**Exercise goal**. Retype, exactly as they stand, the lines from the start of the data to the line that contains "linespacing=0.9)", both ends included. Leave the pictures out.

**Dataset section**.
** start **
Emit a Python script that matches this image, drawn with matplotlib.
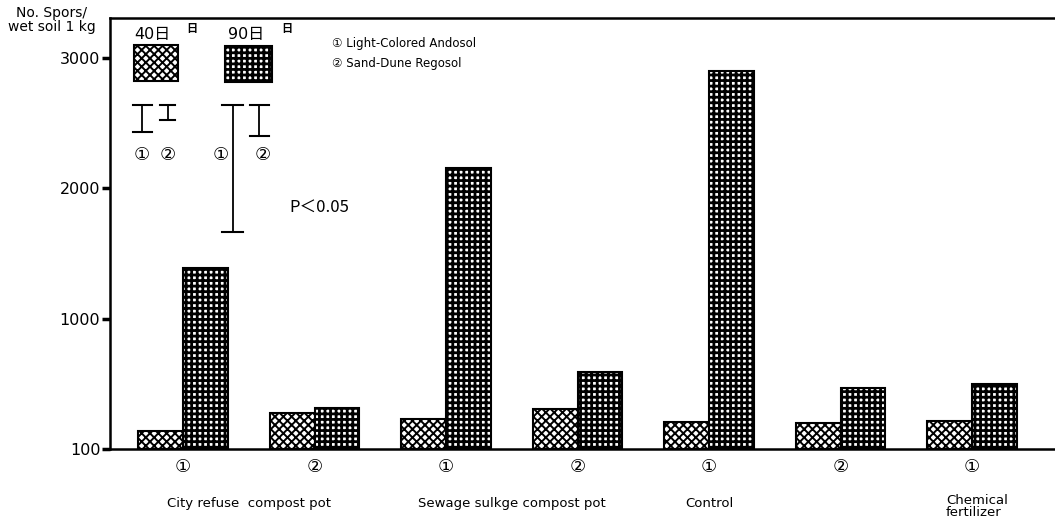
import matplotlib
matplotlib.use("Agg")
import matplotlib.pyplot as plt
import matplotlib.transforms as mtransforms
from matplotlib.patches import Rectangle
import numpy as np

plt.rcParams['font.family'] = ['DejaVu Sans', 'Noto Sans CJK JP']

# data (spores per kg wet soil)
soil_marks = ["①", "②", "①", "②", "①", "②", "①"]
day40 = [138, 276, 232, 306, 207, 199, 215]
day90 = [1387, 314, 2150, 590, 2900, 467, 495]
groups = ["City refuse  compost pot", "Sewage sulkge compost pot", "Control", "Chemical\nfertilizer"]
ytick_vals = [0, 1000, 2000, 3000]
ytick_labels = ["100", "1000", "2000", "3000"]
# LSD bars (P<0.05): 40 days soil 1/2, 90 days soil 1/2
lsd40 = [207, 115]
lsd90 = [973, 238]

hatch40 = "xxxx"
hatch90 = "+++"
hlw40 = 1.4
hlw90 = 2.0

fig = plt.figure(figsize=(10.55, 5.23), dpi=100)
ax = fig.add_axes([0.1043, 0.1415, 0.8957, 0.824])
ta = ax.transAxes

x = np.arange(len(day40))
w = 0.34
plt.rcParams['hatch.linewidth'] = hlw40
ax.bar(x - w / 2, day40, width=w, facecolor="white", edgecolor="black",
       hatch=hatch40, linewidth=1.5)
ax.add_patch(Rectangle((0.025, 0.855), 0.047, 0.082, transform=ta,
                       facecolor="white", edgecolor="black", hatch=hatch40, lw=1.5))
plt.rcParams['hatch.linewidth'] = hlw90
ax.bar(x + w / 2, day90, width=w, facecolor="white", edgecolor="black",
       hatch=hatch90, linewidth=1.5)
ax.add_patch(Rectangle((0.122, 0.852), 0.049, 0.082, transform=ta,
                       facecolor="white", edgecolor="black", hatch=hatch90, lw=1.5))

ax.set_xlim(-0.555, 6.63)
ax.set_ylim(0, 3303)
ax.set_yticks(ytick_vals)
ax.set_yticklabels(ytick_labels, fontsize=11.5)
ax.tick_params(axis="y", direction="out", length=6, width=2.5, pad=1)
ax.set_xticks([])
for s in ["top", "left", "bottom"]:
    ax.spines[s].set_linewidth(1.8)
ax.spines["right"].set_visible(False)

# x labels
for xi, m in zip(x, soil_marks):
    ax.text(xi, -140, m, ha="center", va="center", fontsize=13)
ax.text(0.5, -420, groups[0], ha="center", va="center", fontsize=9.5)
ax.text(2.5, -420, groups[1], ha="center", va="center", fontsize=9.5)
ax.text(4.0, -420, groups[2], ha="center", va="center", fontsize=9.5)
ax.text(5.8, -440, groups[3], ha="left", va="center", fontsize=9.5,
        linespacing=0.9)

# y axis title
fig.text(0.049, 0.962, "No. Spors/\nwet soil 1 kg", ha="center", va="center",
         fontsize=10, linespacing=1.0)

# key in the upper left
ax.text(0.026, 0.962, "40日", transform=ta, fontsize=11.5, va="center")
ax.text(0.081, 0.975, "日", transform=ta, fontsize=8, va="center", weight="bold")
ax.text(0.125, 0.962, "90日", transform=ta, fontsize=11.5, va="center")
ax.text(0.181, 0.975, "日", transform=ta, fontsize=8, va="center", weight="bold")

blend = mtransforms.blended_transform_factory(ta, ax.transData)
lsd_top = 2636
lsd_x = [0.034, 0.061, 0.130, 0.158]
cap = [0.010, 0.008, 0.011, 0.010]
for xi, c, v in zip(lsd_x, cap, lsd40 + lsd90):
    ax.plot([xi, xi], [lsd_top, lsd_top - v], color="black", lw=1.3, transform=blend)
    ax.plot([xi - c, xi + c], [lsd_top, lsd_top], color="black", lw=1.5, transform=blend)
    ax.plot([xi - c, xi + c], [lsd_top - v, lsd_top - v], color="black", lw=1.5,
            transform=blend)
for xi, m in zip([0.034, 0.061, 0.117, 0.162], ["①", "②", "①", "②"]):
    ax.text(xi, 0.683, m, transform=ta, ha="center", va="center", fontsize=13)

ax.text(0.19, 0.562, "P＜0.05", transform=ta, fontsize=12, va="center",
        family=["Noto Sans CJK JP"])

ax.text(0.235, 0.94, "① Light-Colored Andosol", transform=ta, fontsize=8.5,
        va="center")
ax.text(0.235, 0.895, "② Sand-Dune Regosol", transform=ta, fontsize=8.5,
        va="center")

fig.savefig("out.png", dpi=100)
** end **
**Task response**.
Emit a Python script that matches this image, drawn with matplotlib.
import matplotlib
matplotlib.use("Agg")
import matplotlib.pyplot as plt
import matplotlib.transforms as mtransforms
from matplotlib.patches import Rectangle
import numpy as np

plt.rcParams['font.family'] = ['DejaVu Sans', 'Noto Sans CJK JP']

# data (spores per kg wet soil)
soil_marks = ["①", "②", "①", "②", "①", "②", "①"]
day40 = [138, 276, 232, 306, 207, 199, 215]
day90 = [1387, 314, 2150, 590, 2900, 467, 495]
groups = ["City refuse  compost pot", "Sewage sulkge compost pot", "Control", "Chemical\nfertilizer"]
ytick_vals = [0, 1000, 2000, 3000]
ytick_labels = ["100", "1000", "2000", "3000"]
# LSD bars (P<0.05): 40 days soil 1/2, 90 days soil 1/2
lsd40 = [207, 115]
lsd90 = [973, 238]

hatch40 = "xxxx"
hatch90 = "+++"
hlw40 = 1.4
hlw90 = 2.0

fig = plt.figure(figsize=(10.55, 5.23), dpi=100)
ax = fig.add_axes([0.1043, 0.1415, 0.8957, 0.824])
ta = ax.transAxes

x = np.arange(len(day40))
w = 0.34
plt.rcParams['hatch.linewidth'] = hlw40
ax.bar(x - w / 2, day40, width=w, facecolor="white", edgecolor="black",
       hatch=hatch40, linewidth=1.5)
ax.add_patch(Rectangle((0.025, 0.855), 0.047, 0.082, transform=ta,
                       facecolor="white", edgecolor="black", hatch=hatch40, lw=1.5))
plt.rcParams['hatch.linewidth'] = hlw90
ax.bar(x + w / 2, day90, width=w, facecolor="white", edgecolor="black",
       hatch=hatch90, linewidth=1.5)
ax.add_patch(Rectangle((0.122, 0.852), 0.049, 0.082, transform=ta,
                       facecolor="white", edgecolor="black", hatch=hatch90, lw=1.5))

ax.set_xlim(-0.555, 6.63)
ax.set_ylim(0, 3303)
ax.set_yticks(ytick_vals)
ax.set_yticklabels(ytick_labels, fontsize=11.5)
ax.tick_params(axis="y", direction="out", length=6, width=2.5, pad=1)
ax.set_xticks([])
for s in ["top", "left", "bottom"]:
    ax.spines[s].set_linewidth(1.8)
ax.spines["right"].set_visible(False)

# x labels
for xi, m in zip(x, soil_marks):
    ax.text(xi, -140, m, ha="center", va="center", fontsize=13)
ax.text(0.5, -420, groups[0], ha="center", va="center", fontsize=9.5)
ax.text(2.5, -420, groups[1], ha="center", va="center", fontsize=9.5)
ax.text(4.0, -420, groups[2], ha="center", va="center", fontsize=9.5)
ax.text(5.8, -440, groups[3], ha="left", va="center", fontsize=9.5,
        linespacing=0.9)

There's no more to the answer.